Anti-gay California senator arrested, outed

An anti-gay California state senator who has been a “traditional values” activist was arrested on suspicion of driving drunk in Sacramento on March 3 and subsequently outed.

Sen. Roy Ashburn, R-Bakersfield, had a blood-alcohol level nearly double the legal limit when the California Highway Patrol pulled him over around 2 a.m. after he left a gay bar, multiple news reports said.

An unidentified male passenger was with him in the car.

Ashburn’s voting record on gay issues in the Legislature is essentially “zero,” said Equality California Executive Director Geoff Kors.
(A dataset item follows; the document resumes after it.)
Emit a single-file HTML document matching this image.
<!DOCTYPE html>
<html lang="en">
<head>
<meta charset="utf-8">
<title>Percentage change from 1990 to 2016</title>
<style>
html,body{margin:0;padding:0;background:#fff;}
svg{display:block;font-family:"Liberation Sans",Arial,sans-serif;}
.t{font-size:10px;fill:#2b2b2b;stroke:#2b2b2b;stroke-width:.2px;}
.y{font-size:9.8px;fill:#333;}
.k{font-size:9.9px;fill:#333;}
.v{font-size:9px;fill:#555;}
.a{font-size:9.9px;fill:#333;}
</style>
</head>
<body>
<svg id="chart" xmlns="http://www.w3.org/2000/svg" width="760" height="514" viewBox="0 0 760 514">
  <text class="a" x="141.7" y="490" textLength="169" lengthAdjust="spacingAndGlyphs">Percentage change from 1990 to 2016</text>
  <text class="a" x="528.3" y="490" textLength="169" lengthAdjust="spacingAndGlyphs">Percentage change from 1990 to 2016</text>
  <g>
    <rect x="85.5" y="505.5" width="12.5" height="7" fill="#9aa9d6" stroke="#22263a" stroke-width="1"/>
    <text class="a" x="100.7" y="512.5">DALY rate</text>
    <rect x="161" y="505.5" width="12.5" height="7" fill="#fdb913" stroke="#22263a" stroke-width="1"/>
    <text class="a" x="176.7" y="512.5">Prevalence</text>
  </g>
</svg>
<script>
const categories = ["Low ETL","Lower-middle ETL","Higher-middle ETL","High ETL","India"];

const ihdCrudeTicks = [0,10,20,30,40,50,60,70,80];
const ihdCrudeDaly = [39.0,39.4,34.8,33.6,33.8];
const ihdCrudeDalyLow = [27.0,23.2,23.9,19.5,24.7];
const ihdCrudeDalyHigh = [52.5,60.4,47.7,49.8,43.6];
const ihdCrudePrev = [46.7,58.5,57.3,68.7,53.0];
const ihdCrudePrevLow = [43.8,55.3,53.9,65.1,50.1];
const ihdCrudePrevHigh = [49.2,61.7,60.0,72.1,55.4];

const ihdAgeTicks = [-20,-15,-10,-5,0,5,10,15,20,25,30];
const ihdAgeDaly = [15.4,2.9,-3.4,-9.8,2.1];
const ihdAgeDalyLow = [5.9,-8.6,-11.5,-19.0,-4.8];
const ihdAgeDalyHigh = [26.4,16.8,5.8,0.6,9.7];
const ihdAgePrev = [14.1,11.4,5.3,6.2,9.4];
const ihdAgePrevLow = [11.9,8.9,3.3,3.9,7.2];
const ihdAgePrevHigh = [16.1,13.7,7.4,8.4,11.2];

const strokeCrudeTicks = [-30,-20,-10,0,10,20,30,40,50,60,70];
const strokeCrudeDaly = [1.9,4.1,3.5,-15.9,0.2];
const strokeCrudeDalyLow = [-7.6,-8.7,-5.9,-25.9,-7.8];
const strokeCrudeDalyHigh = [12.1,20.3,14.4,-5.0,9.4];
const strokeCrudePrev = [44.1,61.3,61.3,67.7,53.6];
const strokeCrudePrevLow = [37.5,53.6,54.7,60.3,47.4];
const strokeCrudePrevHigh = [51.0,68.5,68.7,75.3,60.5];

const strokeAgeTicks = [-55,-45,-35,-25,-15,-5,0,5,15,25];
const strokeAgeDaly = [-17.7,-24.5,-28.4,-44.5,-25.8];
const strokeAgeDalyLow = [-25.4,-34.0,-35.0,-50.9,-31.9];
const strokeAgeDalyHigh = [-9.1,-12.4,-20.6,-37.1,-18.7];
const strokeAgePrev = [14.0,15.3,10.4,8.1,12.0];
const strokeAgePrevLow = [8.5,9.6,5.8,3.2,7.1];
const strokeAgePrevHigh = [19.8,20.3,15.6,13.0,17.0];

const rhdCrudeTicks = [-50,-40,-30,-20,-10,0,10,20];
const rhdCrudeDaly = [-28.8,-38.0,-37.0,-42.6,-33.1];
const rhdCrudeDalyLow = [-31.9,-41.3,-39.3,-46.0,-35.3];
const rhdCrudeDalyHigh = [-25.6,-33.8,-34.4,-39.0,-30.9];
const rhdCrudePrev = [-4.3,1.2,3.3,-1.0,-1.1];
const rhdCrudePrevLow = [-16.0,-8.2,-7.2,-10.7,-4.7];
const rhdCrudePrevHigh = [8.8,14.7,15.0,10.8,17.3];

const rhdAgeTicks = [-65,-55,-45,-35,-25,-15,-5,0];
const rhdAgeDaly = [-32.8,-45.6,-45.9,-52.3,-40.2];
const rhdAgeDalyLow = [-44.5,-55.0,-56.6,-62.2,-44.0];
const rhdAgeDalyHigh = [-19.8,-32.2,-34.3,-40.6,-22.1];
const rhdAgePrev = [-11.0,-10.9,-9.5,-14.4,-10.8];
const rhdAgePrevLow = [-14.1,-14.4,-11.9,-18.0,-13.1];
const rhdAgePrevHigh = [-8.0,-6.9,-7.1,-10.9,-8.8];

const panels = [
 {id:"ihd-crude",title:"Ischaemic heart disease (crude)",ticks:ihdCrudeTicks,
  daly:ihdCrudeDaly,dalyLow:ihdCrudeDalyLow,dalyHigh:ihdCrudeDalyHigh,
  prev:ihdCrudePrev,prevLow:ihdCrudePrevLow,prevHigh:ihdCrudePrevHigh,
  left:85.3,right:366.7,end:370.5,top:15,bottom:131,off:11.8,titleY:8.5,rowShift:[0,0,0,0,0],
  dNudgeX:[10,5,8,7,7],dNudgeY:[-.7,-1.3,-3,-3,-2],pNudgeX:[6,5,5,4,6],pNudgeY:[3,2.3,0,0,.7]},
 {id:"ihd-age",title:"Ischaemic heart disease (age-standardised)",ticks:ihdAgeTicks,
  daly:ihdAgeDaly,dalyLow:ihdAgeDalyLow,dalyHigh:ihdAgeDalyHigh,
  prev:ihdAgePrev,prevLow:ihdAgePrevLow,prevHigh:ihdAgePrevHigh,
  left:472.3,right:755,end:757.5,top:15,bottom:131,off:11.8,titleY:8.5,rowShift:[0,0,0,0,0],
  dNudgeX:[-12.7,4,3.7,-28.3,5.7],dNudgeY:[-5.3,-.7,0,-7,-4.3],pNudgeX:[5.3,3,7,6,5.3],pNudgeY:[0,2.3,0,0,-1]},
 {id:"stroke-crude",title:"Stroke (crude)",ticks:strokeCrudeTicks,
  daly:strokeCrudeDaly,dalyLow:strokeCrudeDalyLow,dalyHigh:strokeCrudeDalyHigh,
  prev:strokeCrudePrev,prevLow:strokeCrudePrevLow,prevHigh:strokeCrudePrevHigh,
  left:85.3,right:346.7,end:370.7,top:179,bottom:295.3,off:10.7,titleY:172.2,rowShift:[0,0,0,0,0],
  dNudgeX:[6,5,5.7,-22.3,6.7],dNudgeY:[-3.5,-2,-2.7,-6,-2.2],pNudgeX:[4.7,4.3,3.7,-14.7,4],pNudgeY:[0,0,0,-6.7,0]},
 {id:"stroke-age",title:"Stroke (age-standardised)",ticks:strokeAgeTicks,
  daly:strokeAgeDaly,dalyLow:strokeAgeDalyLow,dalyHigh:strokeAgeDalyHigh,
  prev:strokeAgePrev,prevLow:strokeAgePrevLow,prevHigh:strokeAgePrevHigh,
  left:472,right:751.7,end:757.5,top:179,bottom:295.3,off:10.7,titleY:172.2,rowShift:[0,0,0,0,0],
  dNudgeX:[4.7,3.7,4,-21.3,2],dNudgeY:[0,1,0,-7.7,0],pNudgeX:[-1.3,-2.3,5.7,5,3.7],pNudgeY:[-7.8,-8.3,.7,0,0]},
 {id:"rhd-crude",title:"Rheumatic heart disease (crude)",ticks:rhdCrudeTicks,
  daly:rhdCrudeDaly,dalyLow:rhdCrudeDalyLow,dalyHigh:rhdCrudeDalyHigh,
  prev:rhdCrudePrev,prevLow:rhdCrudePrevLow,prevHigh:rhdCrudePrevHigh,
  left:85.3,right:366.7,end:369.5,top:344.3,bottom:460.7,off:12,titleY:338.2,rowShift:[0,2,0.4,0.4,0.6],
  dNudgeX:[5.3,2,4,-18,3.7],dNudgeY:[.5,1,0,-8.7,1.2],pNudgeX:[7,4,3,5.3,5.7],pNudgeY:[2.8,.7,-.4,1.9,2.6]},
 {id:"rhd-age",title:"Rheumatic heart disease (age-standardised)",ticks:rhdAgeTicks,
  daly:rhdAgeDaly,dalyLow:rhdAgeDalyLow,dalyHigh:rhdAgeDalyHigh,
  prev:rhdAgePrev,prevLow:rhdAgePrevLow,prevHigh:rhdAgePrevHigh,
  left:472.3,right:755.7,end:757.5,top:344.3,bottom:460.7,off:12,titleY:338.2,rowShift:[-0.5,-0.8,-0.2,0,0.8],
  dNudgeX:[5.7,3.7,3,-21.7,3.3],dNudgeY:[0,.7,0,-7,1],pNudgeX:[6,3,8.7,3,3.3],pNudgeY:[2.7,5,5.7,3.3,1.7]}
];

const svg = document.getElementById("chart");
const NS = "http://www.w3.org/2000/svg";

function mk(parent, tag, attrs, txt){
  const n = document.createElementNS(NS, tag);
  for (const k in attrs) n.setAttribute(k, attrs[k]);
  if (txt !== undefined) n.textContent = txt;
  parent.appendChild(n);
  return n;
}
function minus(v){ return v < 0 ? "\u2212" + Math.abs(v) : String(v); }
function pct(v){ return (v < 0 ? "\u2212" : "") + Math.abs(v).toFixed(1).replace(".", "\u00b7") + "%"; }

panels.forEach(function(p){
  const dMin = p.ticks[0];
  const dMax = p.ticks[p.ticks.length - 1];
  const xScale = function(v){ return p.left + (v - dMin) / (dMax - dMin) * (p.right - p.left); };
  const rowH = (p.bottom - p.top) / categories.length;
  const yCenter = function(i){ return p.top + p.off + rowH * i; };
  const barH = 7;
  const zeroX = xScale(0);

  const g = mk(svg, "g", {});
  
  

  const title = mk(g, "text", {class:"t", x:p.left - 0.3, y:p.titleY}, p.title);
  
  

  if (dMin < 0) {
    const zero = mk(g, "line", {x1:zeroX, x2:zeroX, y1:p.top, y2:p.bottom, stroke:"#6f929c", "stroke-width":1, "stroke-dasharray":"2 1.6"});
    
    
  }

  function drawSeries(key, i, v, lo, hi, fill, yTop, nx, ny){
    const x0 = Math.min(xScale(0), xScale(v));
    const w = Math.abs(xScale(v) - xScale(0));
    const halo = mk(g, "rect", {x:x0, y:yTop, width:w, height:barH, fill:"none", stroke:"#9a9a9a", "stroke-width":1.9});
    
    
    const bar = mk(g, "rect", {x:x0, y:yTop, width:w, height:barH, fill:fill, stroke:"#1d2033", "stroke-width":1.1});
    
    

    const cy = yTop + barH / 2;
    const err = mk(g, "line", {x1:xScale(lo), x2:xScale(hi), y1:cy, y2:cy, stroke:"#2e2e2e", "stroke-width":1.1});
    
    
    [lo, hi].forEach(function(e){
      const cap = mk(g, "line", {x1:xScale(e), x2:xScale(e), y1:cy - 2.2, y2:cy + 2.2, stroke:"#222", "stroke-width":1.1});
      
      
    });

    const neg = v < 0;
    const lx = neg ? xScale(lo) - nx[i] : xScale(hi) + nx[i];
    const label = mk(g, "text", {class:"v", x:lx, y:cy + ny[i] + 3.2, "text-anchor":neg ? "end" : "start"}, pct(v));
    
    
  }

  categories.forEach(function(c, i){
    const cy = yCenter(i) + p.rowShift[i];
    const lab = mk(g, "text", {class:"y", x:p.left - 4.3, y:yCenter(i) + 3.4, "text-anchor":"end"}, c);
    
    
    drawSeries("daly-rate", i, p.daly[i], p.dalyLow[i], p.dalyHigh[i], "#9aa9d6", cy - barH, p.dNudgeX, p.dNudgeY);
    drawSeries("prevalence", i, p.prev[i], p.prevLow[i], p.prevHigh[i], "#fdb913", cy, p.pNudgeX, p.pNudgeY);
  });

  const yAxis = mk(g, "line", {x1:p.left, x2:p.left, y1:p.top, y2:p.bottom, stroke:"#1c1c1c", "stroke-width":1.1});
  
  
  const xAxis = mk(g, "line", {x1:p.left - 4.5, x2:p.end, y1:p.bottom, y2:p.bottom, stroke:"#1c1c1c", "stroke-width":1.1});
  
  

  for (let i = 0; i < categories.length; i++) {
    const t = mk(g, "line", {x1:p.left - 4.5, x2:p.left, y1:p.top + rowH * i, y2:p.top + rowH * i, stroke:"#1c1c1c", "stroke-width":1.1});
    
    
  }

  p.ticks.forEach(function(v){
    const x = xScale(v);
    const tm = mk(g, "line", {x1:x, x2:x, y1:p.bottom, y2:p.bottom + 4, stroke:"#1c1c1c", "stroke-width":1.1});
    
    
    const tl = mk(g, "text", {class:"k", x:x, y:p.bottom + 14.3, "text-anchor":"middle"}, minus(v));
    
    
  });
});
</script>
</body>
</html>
Ashburn voted against gays at least 30 times, Kors said, based on preliminary research. He cast at least one vote considered by some to be gay-friendly, Kors said. That bill, which became law, requires California registered domestic partners to file their state income tax returns as if they were a married couple.

In 2005, Ashburn, who is divorced and has four children, co-hosted a “traditional values” rally in support of amending the state constitution to define marriage as between a man and a woman. The proposed amendment’s language also likely would have nullified the state’s domestic-partnership law.
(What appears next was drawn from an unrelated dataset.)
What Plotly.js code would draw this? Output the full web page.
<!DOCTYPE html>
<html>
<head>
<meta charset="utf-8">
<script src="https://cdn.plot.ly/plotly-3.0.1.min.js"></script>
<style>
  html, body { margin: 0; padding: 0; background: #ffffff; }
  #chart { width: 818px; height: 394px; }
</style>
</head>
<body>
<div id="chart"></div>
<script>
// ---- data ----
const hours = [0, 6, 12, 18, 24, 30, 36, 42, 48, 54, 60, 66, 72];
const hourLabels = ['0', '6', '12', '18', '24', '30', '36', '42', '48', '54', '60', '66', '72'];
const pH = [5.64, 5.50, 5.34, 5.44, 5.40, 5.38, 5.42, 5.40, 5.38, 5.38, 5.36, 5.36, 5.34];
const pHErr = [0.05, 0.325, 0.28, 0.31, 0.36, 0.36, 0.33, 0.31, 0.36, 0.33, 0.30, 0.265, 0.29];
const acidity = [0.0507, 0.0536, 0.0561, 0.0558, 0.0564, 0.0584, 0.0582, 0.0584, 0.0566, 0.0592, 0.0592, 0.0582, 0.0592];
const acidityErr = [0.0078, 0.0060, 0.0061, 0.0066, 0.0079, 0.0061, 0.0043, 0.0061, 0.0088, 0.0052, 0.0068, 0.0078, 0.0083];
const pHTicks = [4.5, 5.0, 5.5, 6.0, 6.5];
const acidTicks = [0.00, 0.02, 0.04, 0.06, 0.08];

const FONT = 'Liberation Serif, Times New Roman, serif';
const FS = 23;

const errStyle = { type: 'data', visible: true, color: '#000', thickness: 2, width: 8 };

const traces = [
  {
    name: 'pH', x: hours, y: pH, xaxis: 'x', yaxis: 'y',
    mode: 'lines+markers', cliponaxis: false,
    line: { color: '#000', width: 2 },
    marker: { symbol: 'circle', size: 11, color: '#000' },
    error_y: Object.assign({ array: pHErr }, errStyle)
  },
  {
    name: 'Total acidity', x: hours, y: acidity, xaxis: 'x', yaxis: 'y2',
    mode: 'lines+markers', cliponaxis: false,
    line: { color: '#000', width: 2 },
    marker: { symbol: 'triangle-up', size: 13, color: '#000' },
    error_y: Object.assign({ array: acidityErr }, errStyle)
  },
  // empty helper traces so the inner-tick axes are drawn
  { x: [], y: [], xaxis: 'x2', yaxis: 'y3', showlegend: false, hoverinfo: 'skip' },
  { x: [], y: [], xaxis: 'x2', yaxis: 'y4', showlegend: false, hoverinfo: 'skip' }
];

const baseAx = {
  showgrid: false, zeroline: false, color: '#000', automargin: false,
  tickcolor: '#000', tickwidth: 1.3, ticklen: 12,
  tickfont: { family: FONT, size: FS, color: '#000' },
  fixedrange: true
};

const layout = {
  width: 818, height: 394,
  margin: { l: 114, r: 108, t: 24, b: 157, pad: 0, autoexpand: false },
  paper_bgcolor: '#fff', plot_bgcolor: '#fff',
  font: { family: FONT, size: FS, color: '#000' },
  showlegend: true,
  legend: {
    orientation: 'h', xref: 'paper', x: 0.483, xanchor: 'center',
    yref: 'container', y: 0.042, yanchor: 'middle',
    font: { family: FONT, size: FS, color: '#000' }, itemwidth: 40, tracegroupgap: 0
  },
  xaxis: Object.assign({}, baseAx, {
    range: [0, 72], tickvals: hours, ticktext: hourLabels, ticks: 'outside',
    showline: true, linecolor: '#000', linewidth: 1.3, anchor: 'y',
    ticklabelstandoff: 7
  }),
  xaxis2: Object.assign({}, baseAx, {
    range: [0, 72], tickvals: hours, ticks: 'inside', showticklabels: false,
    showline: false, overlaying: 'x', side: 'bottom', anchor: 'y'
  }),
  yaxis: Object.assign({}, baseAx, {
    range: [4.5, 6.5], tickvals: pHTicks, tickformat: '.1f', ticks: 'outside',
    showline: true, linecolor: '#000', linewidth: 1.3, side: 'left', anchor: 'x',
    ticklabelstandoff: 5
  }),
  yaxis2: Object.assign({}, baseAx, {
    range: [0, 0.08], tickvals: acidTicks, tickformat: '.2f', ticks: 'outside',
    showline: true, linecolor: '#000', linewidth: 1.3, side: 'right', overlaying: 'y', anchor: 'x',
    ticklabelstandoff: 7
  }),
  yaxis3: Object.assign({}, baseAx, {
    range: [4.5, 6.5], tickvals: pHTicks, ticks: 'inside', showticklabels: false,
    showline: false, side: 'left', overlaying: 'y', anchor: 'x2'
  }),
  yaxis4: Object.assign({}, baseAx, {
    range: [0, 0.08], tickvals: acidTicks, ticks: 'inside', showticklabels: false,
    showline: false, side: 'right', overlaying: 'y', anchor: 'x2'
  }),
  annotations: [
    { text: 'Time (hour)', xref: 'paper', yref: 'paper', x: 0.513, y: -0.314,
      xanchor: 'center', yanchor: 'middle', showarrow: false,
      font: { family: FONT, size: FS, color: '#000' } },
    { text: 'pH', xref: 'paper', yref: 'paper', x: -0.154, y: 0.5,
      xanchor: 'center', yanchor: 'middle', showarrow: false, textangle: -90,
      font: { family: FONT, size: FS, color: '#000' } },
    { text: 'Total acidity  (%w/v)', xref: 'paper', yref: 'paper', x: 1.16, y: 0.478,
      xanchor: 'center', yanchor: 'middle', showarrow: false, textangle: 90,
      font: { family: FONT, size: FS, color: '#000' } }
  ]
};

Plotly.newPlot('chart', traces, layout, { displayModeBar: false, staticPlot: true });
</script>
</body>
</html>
Ashburn also opposed the state’s proclamation of Harvey Milk Day, state laws that ban discrimination based on sexual orientation, a resolution supporting repeal of “Don’t Ask, Don’t Tell,” and a variety of other measures supportive of gay people. He reportedly supported Proposition 8, the 2008 ballot measure via which voters amended the state constitution to repeal gays’ right to marry.

The openly gay mayor of West Sacramento, Christopher Cabaldon, told reporters he has seen Ashburn in gay bars several times. Cabaldon even mentioned it on his Facebook page several months ago, though nothing came of it.

“It wouldn’t bother me so bad to see Roy Ashburn at Badlands with a boy if he didn’t have such a bad voting record on gay rights,” Cabaldon reportedly wrote on the social-networking Web site.

Cabaldon said he also has seen Ashburn at the gay bar the Depot.

“You just can’t live a double life in politics anymore,” Cabaldon told KOVR-TV. “To live a secret life and at the same time be attacking exactly the people who you’re one of, but that you’re too ashamed to admit, that’s the hypocrisy that I think for folks — whether you’re gay or not, it’s just unacceptable in politics.”

Kors called it “extremely hypocritical for Sen. Ashburn, by patronizing a gay club, to be enjoying the fundamental rights and freedoms of association that others have fought so hard for but that he himself has repeatedly voted against.”

Ashburn reportedly has taken a leave of absence from the Senate and apparently has not responded publicly to being outed.

This publication cannot independently confirm Ashburn’s sexual orientation but the San Francisco Chronicle reported, “Capitol staffers say it is an open secret that Ashburn frequently visits Sacramento’s gay establishments.”

Last year, the Bakersfield Californian newspaper asked Ashburn if he’s gay. He replied: “Why would that be anyone’s business? Including The Californian’s? I think there are certain subjects that are simply not relevant and this is one of them. It has no bearing on the job I do.”